US Senators Reach Compromise On Restoring Lapsed Unemployment Benefits
A bipartisan group of U.S. senators reached a deal Thursday to resume lapsed unemployment benefits and retroactively pay out five months of missed benefits.
According to Politico, Sens. Jack Reed, D-R.I., and Dean Heller, R-Nev., led the discussions and arrived at a deal that is expected to get at least 60 votes and pass the Senate after months of fierce debate on the subject. The bill will retroactively grant long-term benefits that expired in December and establish job training programs to help place long-term unemployed Americans in new jobs. It will also contain allowances preventing billionaires and millionaires from drawing on federal aid. The bill probably will come up for a vote later in the month after the Senate’s St. Patrick’s Day recess.

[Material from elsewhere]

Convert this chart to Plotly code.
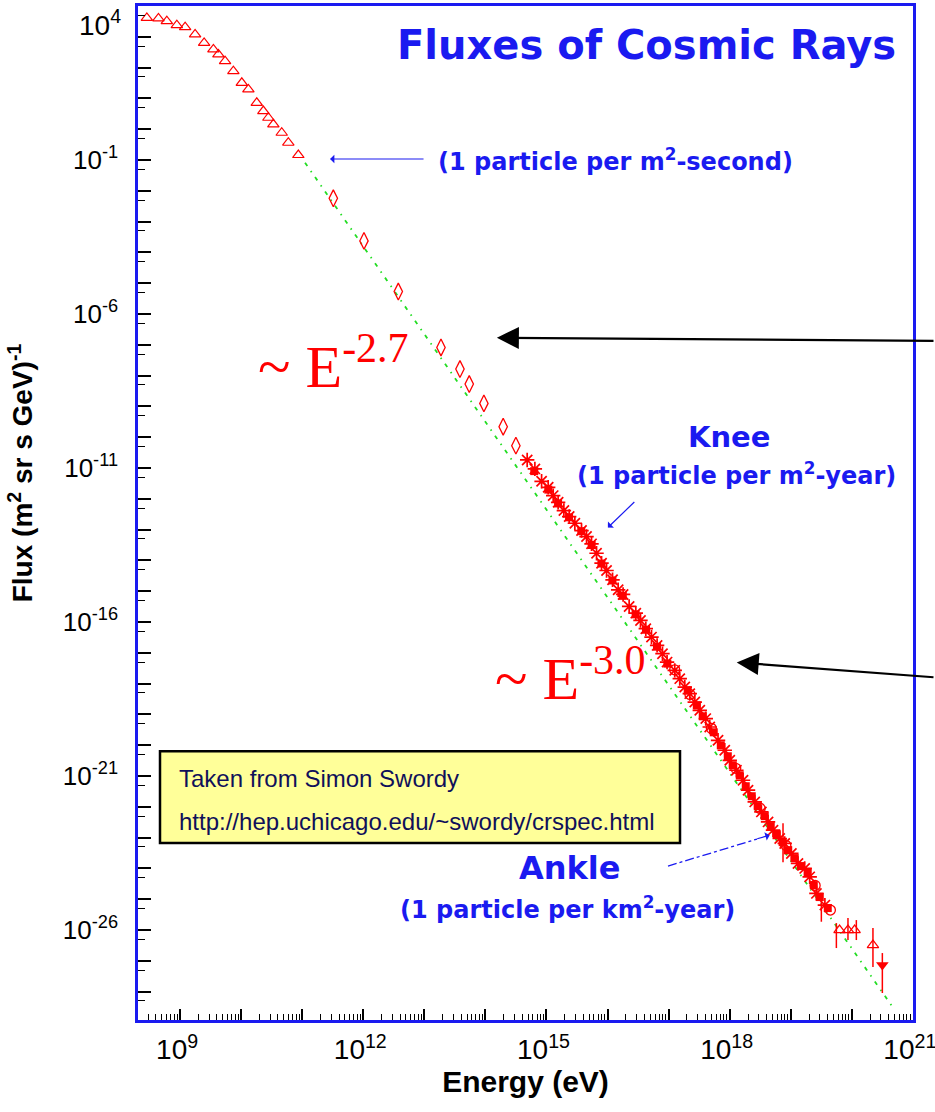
import numpy as np
import plotly.graph_objects as go

# ---------------- data (log10 E [eV], log10 flux) ----------------
tri_logE = [8.455, 8.645, 8.782, 8.946, 9.082, 9.245, 9.393, 9.545, 9.627, 9.736,
            9.872, 10.010, 10.118, 10.255, 10.363, 10.445, 10.527, 10.664, 10.772, 10.936]
tri_logF = [3.614, 3.595, 3.507, 3.377, 3.312, 3.076, 2.803, 2.590, 2.427, 2.210,
            1.886, 1.506, 1.292, 0.858, 0.589, 0.372, 0.158, -0.115, -0.439, -0.838]

dia_logE = [11.509, 12.011, 12.573, 13.272, 13.583, 13.735, 13.975, 14.291, 14.499]
dia_logF = [-2.242, -3.626, -5.270, -7.086, -7.787, -8.273, -8.902, -9.658, -10.274]

ast_logE = [14.684, 14.810, 14.920, 15.028, 15.110, 15.191, 15.285, 15.372, 15.465, 15.574,
            15.656, 15.738, 15.820, 15.902, 15.984, 16.082, 16.174, 16.255, 16.354, 16.463,
            16.540, 16.627, 16.720, 16.812, 16.900, 16.975, 17.101, 17.183, 17.265, 17.347,
            17.429, 17.511, 17.609, 17.674, 17.810, 17.920, 18.002, 18.111, 18.219, 18.301,
            18.411, 18.520, 18.629, 18.710, 18.820, 18.902, 19.011, 19.119, 19.229, 19.311,
            19.421, 19.560]
ast_logF = [-10.737, -11.029, -11.431, -11.626, -11.895, -12.112, -12.381, -12.576, -12.793, -13.030,
            -13.224, -13.461, -13.766, -14.090, -14.327, -14.629, -14.953, -15.105, -15.494, -15.711,
            -15.948, -16.217, -16.489, -16.759, -17.028, -17.300, -17.569, -17.838, -18.111, -18.325,
            -18.597, -18.866, -19.135, -19.408, -19.839, -20.163, -20.488, -20.812, -21.136, -21.460,
            -21.840, -22.164, -22.488, -22.757, -23.027, -23.189, -23.513, -23.837, -23.999, -24.272,
            -24.810, -25.190]

sq_logE = [14.80, 15.03, 15.19, 15.37, 15.57, 15.74, 15.90, 16.08, 16.25, 16.46,
           16.63, 16.81, 16.98, 17.314, 17.462, 17.560, 17.740, 17.855, 17.970, 18.051,
           18.166, 18.264, 18.362, 18.460, 18.575, 18.673, 18.771, 18.869, 18.951, 19.066,
           19.165, 19.279, 19.378, 19.476, 19.607]
sq_logF = [-11.10, -11.70, -12.15, -12.60, -13.05, -13.50, -14.10, -14.65, -15.15, -15.75,
           -16.25, -16.80, -17.35, -18.218, -18.704, -19.061, -19.580, -20.001, -20.358, -20.650,
           -20.974, -21.331, -21.655, -21.979, -22.303, -22.627, -22.887, -23.146, -23.405, -23.664,
           -23.924, -24.119, -24.540, -24.929, -25.286]

circ_logE = [17.10, 17.35, 17.70, 18.10, 18.50, 18.92, 19.40, 19.65]
circ_logF = [-17.55, -18.35, -19.45, -20.75, -22.05, -23.25, -24.55, -25.35]

hi_tri_logE = [19.800, 19.938, 20.047, 20.347]
hi_tri_logF = [-26.000, -26.000, -26.000, -26.486]

down_logE = [20.501]
down_logF = [-27.135]

eb_logE = [18.874, 19.502, 19.748, 19.938, 20.075, 20.347, 20.501]
eb_lo = [-23.795, -25.730, -26.584, -26.324, -26.324, -27.200, -28.043]
eb_hi = [-22.530, -25.034, -25.774, -25.611, -25.676, -25.935, -26.746]

fit_logE = [11.046, 20.702]
fit_logF = [-1.088, -28.594]

x_tick_exp = list(range(9, 22))
x_label_exp = [9, 12, 15, 18, 21]
y_tick_exp = list(range(-28, 5))
y_label_exp = [-1, -6, -11, -16, -21, -26]

# ---------------- figure ----------------
W, H = 935, 1112
L, R, T, B = 138, 913, 5.5, 1020
BLUE = "#1a1af0"
RED = "#ff0000"
SANS = "Liberation Sans, Arial, sans-serif"
WIDE = "DejaVu Sans, Verdana, sans-serif"
SERIF = "Liberation Serif, Times New Roman, serif"


def px(x):
    return (x - L) / (R - L)


def py(y):
    return (B - y) / (B - T)


def p10(a):
    return [10.0 ** v for v in a]


fig = go.Figure()

fig.add_trace(go.Scatter(x=p10(fit_logE), y=p10(fit_logF), mode="lines",
                         line=dict(color="#22dd22", width=1.8, dash="4px,6px,1.5px,6px"),
                         hoverinfo="skip", showlegend=False))

ebx, eby = [], []
for e, lo, hi in zip(eb_logE, eb_lo, eb_hi):
    ebx += [10.0 ** e, 10.0 ** e, None]
    eby += [10.0 ** lo, 10.0 ** hi, None]
fig.add_trace(go.Scatter(x=ebx, y=eby, mode="lines", line=dict(color=RED, width=1.5),
                         showlegend=False, hoverinfo="skip"))

fig.add_trace(go.Scatter(x=p10(tri_logE), y=p10(tri_logF), mode="markers",
                         marker=dict(symbol="triangle-up-open", size=10, color=RED,
                                     line=dict(color=RED, width=1.2)), showlegend=False))
fig.add_trace(go.Scatter(x=p10(dia_logE), y=p10(dia_logF), mode="markers",
                         marker=dict(symbol="diamond-tall-open", size=12, color=RED,
                                     line=dict(color=RED, width=1.3)), showlegend=False))
fig.add_trace(go.Scatter(x=p10(circ_logE), y=p10(circ_logF), mode="markers",
                         marker=dict(symbol="circle-open", size=10, color=RED,
                                     line=dict(color=RED, width=1.3)), showlegend=False))
fig.add_trace(go.Scatter(x=p10(ast_logE), y=p10(ast_logF), mode="markers",
                         marker=dict(symbol="asterisk-open", size=12, color=RED,
                                     line=dict(color=RED, width=1.7)), showlegend=False))
fig.add_trace(go.Scatter(x=p10(sq_logE), y=p10(sq_logF), mode="markers",
                         marker=dict(symbol="square", size=8, color=RED,
                                     line=dict(width=0)), showlegend=False))
fig.add_trace(go.Scatter(x=p10(hi_tri_logE), y=p10(hi_tri_logF), mode="markers",
                         marker=dict(symbol="triangle-up-open", size=10, color=RED,
                                     line=dict(color=RED, width=1.2)), showlegend=False))
fig.add_trace(go.Scatter(x=p10(down_logE), y=p10(down_logF), mode="markers",
                         marker=dict(symbol="triangle-down", size=11, color=RED), showlegend=False))

tickfont = dict(family=SANS, size=26, color="black")
xtickfont = dict(family=SANS, size=28, color="black")

fig.update_xaxes(type="log", range=[8.31, 21.003], automargin=False,
                 tickvals=[10.0 ** k for k in x_tick_exp],
                 ticktext=[f"10<sup>{k}</sup>" if k in x_label_exp else "" for k in x_tick_exp],
                 ticks="inside", ticklen=11, tickwidth=1.5, tickcolor="black",
                 minor=dict(tickvals=[m * 10.0 ** k for k in range(8, 21) for m in range(2, 10)],
                            ticks="inside", ticklen=6, tickwidth=1, tickcolor="black"),
                 showline=True, linecolor=BLUE, linewidth=2.5, mirror=True,
                 showgrid=False, zeroline=False, tickfont=xtickfont,
                 ticklabeloverflow="allow", ticklabelshift=-3, ticklabelstandoff=3,
                 title=dict(text="<b>Energy (eV)</b>", standoff=7,
                            font=dict(family=SANS, size=30, color="black")))

fig.update_yaxes(type="log", range=[-28.92, 4.0], automargin=False,
                 tickvals=[10.0 ** k for k in y_tick_exp],
                 ticktext=[f"10<sup>{k}</sup>" if k in y_label_exp else "" for k in y_tick_exp],
                 ticks="inside", ticklen=13, tickwidth=1.5, tickcolor="black",
                 minor=dict(tickvals=[5 * 10.0 ** k for k in range(-29, 4)],
                            ticks="inside", ticklen=7, tickwidth=1, tickcolor="black"),
                 showline=True, linecolor=BLUE, linewidth=2.5, mirror=True,
                 showgrid=False, zeroline=False, tickfont=tickfont, ticklabelstandoff=12,
                 ticklabeloverflow="allow")

ann = []
# 10^4 label (top tick label, shifted down into view)
ann.append(dict(x=px(123), y=py(23), xref="paper", yref="paper", xanchor="right", yanchor="middle",
                text="10<sup>4</sup>", showarrow=False, font=dict(family=SANS, size=28, color="black")))
# y axis title
ann.append(dict(x=px(21), y=py(473), xref="paper", yref="paper", xanchor="center", yanchor="middle",
                text="<b>Flux (m<sup>2</sup> sr s GeV)<sup>-1</sup></b>", textangle=-90, showarrow=False,
                font=dict(family=SANS, size=28, color="black")))
# title
ann.append(dict(x=px(646), y=py(45), xref="paper", yref="paper", xanchor="center", yanchor="middle",
                text="<b>Fluxes of Cosmic Rays</b>", showarrow=False,
                font=dict(family=WIDE, size=40, color=BLUE)))
ann.append(dict(x=px(615), y=py(160), xref="paper", yref="paper", xanchor="center", yanchor="middle",
                text="<b>(1 particle per m<sup>2</sup>-second)</b>", showarrow=False,
                font=dict(family=WIDE, size=24, color=BLUE)))
ann.append(dict(x=px(729), y=py(437), xref="paper", yref="paper", xanchor="center", yanchor="middle",
                text="<b>Knee</b>", showarrow=False,
                font=dict(family=WIDE, size=29, color=BLUE)))
ann.append(dict(x=px(736), y=py(474), xref="paper", yref="paper", xanchor="center", yanchor="middle",
                text="<b>(1 particle per m<sup>2</sup>-year)</b>", showarrow=False,
                font=dict(family=WIDE, size=24, color=BLUE)))
ann.append(dict(x=px(570), y=py(868), xref="paper", yref="paper", xanchor="center", yanchor="middle",
                text="<b>Ankle</b>", showarrow=False,
                font=dict(family=WIDE, size=32, color=BLUE)))
ann.append(dict(x=px(567), y=py(908), xref="paper", yref="paper", xanchor="center", yanchor="middle",
                text="<b>(1 particle per km<sup>2</sup>-year)</b>", showarrow=False,
                font=dict(family=WIDE, size=24, color=BLUE)))
# power-law labels
ann.append(dict(x=px(333), y=py(362), xref="paper", yref="paper", xanchor="center", yanchor="middle",
                text="~ E<sup>-2.7</sup>", showarrow=False,
                font=dict(family=SERIF, size=60, color=RED)))
ann.append(dict(x=px(570), y=py(674), xref="paper", yref="paper", xanchor="center", yanchor="middle",
                text="~ E<sup>-3.0</sup>", showarrow=False,
                font=dict(family=SERIF, size=60, color=RED)))
# credit box text
ann.append(dict(x=px(177), y=py(778), xref="paper", yref="paper", xanchor="left", yanchor="middle",
                text="Taken from Simon Swordy", showarrow=False,
                font=dict(family=SANS, size=24, color="#10105a")))
ann.append(dict(x=px(177), y=py(821), xref="paper", yref="paper", xanchor="left", yanchor="middle",
                text="http://hep.uchicago.edu/~swordy/crspec.html", showarrow=False,
                font=dict(family=SANS, size=24, color="#10105a")))

# arrows (head positions in data coords, tails in pixel offsets)
ann.append(dict(x=11.455, y=-0.968, xref="x", yref="y", ax=95, ay=0, text="", showarrow=True,
                arrowhead=1, arrowsize=1.2, arrowwidth=1.2, arrowcolor=BLUE))
ann.append(dict(x=14.188, y=-6.772, xref="x", yref="y", ax=445, ay=3, text="", showarrow=True,
                arrowhead=2, arrowsize=2.0, arrowwidth=2.2, arrowcolor="black"))
ann.append(dict(x=18.116, y=-17.310, xref="x", yref="y", ax=205, ay=15, text="", showarrow=True,
                arrowhead=2, arrowsize=2.0, arrowwidth=2.2, arrowcolor="black"))
ann.append(dict(x=16.005, y=-12.933, xref="x", yref="y", ax=28, ay=-27, text="", showarrow=True,
                arrowhead=1, arrowsize=1.2, arrowwidth=1.2, arrowcolor=BLUE))
ann.append(dict(x=18.656, y=-22.920, xref="x", yref="y", ax=-14, ay=4, text="", showarrow=True,
                arrowhead=1, arrowsize=1.2, arrowwidth=1.2, arrowcolor=BLUE))

shapes = [
    dict(type="rect", xref="paper", yref="paper", x0=px(160), x1=px(680), y0=py(843), y1=py(751),
         fillcolor="#ffff99", line=dict(color="black", width=2.5), layer="below"),
    dict(type="line", xref="paper", yref="paper", x0=px(668), y0=py(866), x1=px(757), y1=py(839),
         line=dict(color=BLUE, width=1.3, dash="dashdot")),
]

fig.update_layout(width=W, height=H, autosize=False,
                  margin=dict(l=L, r=W - R, t=T, b=H - B),
                  paper_bgcolor="white", plot_bgcolor="white",
                  annotations=ann, shapes=shapes, showlegend=False)

fig.write_html("out.html", config={"displayModeBar": False},
               post_script="document.body.style.margin='0';")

Since unemployment benefits expired in December, Senate Majority Leader Harry Reid, D-Nev., has repeatedly attempted to introduce legislation restoring them, but Republicans have blocked the proposed bills out of concern for how the government would finance the benefits. Now, however, Senate leaders have found a compromise by altering pension plans and expanding customs fees until 2024.
In addition to endorsements from Reid, Reed and Heller, the jobless aid package has also been co-signed by Sens. Jeff Merkley, D-Ore.; Susan Collins, R-Maine; Cory Booker, D-N.J.; Rob Portman, R-Ohio; Sherrod Brown, D-Ohio; Lisa Murkowski, R-Alaska; Dick Durbin, D-Ill., and Mark Kirk, R-Ill. The inclusion of five Republicans gives the bill a reasonable chance of reaching 60 votes required to break a filibuster if Republican opponents to the package make an attempt at shutting it down.
Though the bill seems likely to make it through the Senate, Speaker John Boehner, R-Ohio, and other prominent House Republicans have opposed similar measures in the past, making it a possibility that the aid package could pass in the Senate but die later in the House.